Closet Indexing

  

We picture a portfolio manager diligently researching stocks and other securities and making purchases that are going to provide the best possible returns. In exchange for all this hard work, they are rewarded with management fees paid by clients.

But some portfolio managers take the “easy” way out, or they want to use something more reliable than their own best judgment, so they turn to closet indexing. Just like hiding in a closet or doing something behind closed doors, the portfolio manager claims to be purchasing a variety of investments, but is really going along with an underlying benchmark index such as the S&P 500. Kind of like those whose March Madness brackets are almost identical to what’s published in Sports Illustrated.
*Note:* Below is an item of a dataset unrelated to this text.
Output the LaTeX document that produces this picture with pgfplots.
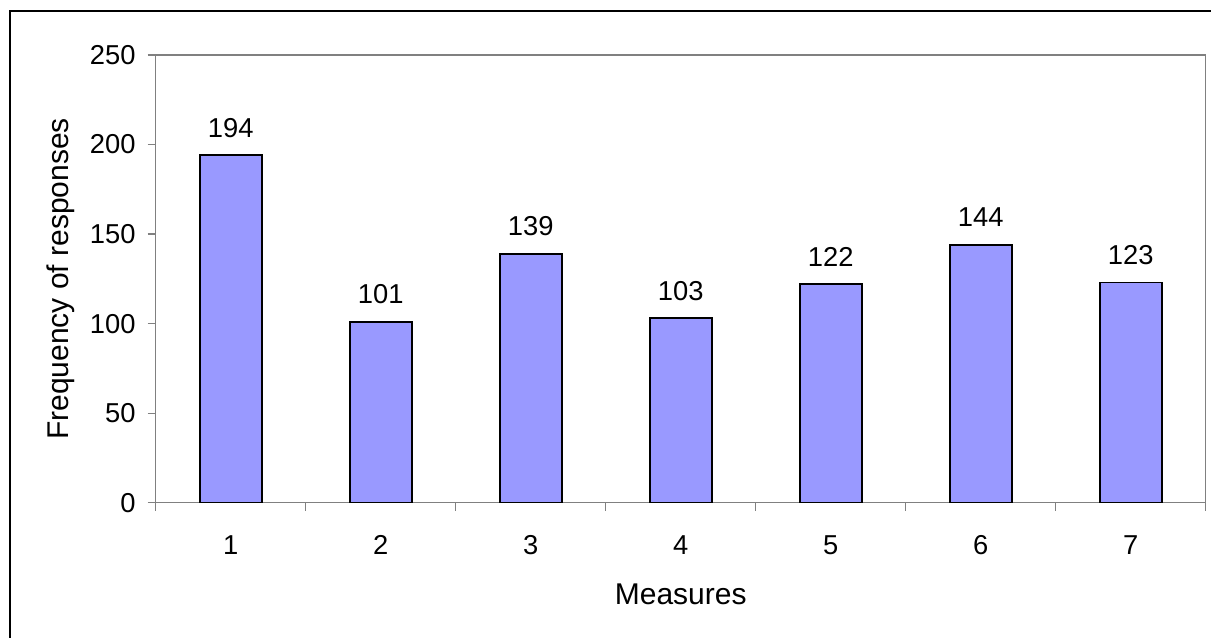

Perhaps the reason some managers resort to this is they’ve had several years of poor results and don’t want their company or their clients to lose confidence in their abilities. Portfolio managers are also fiercely competing with “passive management,” where the portfolio matches a market index, known as index funds. Active management funds almost always underperform passive management ones, because they need to achieve a higher return to make up for their higher management fees and trading costs.

So it’s no wonder that portfolio managers turn to closet indexing. But investors are not too happy to find out closet indexing has been going on since they have been paying higher fees, when they could have just invested in an index fund. There is tracking software that measures the percentage of holdings in a fund’s portfolio that differs from the fund’s benchmark index. Called “active share,” if a portfolio has between 20% and 60% that is different, it is believed to be a closet indexer.

In 2018, the New York Attorney General reached an agreement with 13 major fund firms to voluntarily disclose how much closet indexing they do and how much they actively manage their equity funds. Each firm will now come out of the closet and post on their website the active share of funds on a quarterly basis.